¹ This is not typical for most quality-control situations, where the reference is usually set at some requirement or specification, and is therefore automatically fixed. In this case, the historical average was used and therefore, varies between consistency reports.

² The root-mean-square distance is defined as the square root of the average of square of the differences between the distributions elements.

³ These are taken as the square root of the average of the squared errors (note that these are taken as two standard errors).

⁴ The chi-square test indicates the likelihood that two distributions of values are the same. It is a collective test of consistency based on variation. This is usually also given as a comparison between the various datasets and the references. However, it tends to emphasize specific differences. While the chi-square measures are useful to provide a broad view of the fit between distributions, it does not yield details of the fit. It does show the degree of fit.

⁵ Deviations: Distributed parameters are based on the root-mean-squared value of the deviations. Single-valued variables are taken as the simple difference between the value and the reference. Error range: The error range for the distributed parameters were taken as the root-mean-squared values of the standard errors.

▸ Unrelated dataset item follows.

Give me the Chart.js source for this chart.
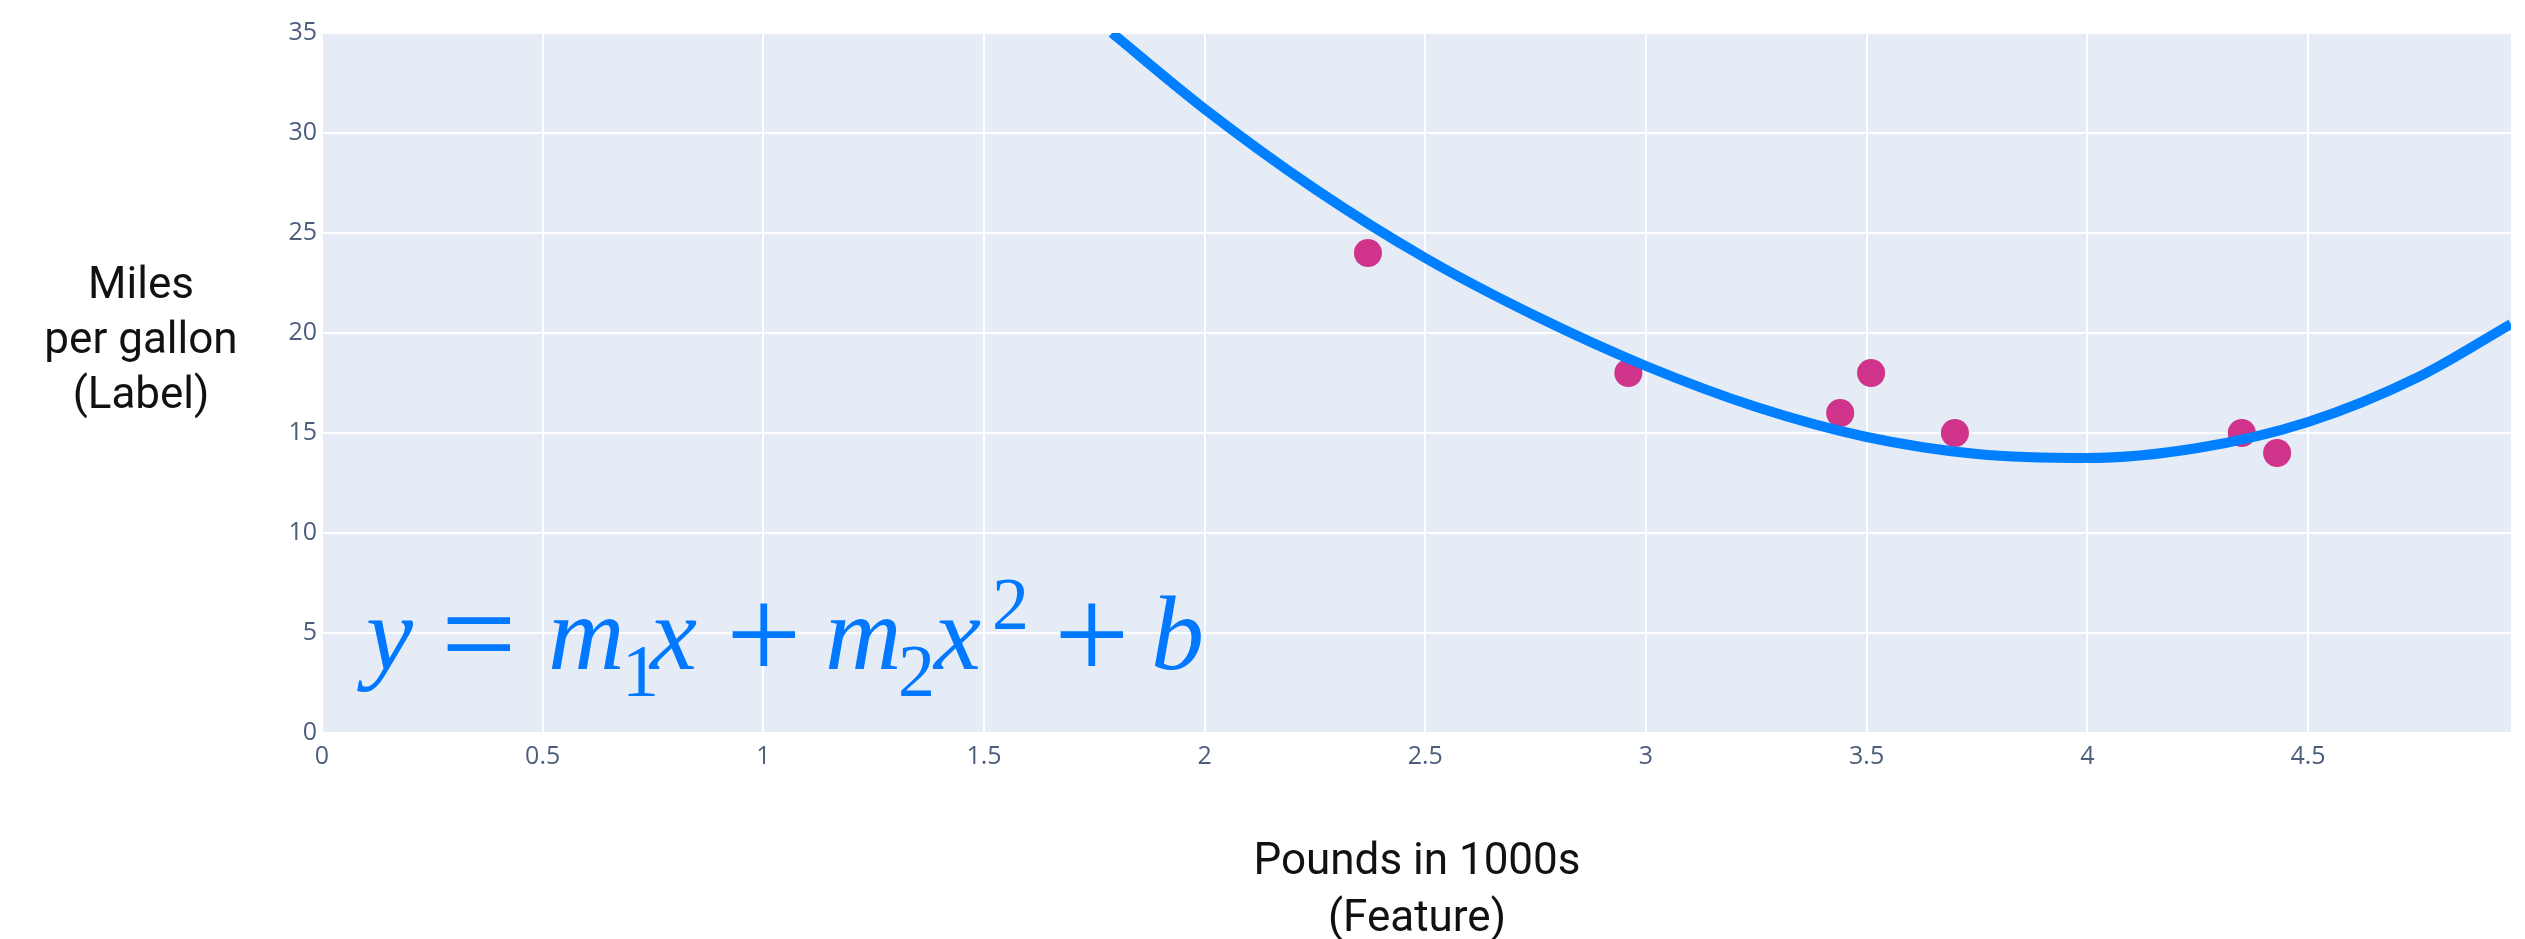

⁶ Based on the c² statistics, which measure the significance of the difference between distributions, the largest deviation was a 37 percent agreement for the May 2009 sample set and the overall average distribution. The largest deviation was a 0 percent agreement for the December 2007 sample set and the grand mean distribution.

⁷ However, the significance, if any, needs to be explored based on the c² test below. Based on the c² statistics the largest deviation was a 65 percent agreement for the 5/2009 sample set compared to the overall average distribution for the buyer behavior segments. The largest deviation was a 5 percent agreement for the 5/2008 sample set compared to the grand mean distribution.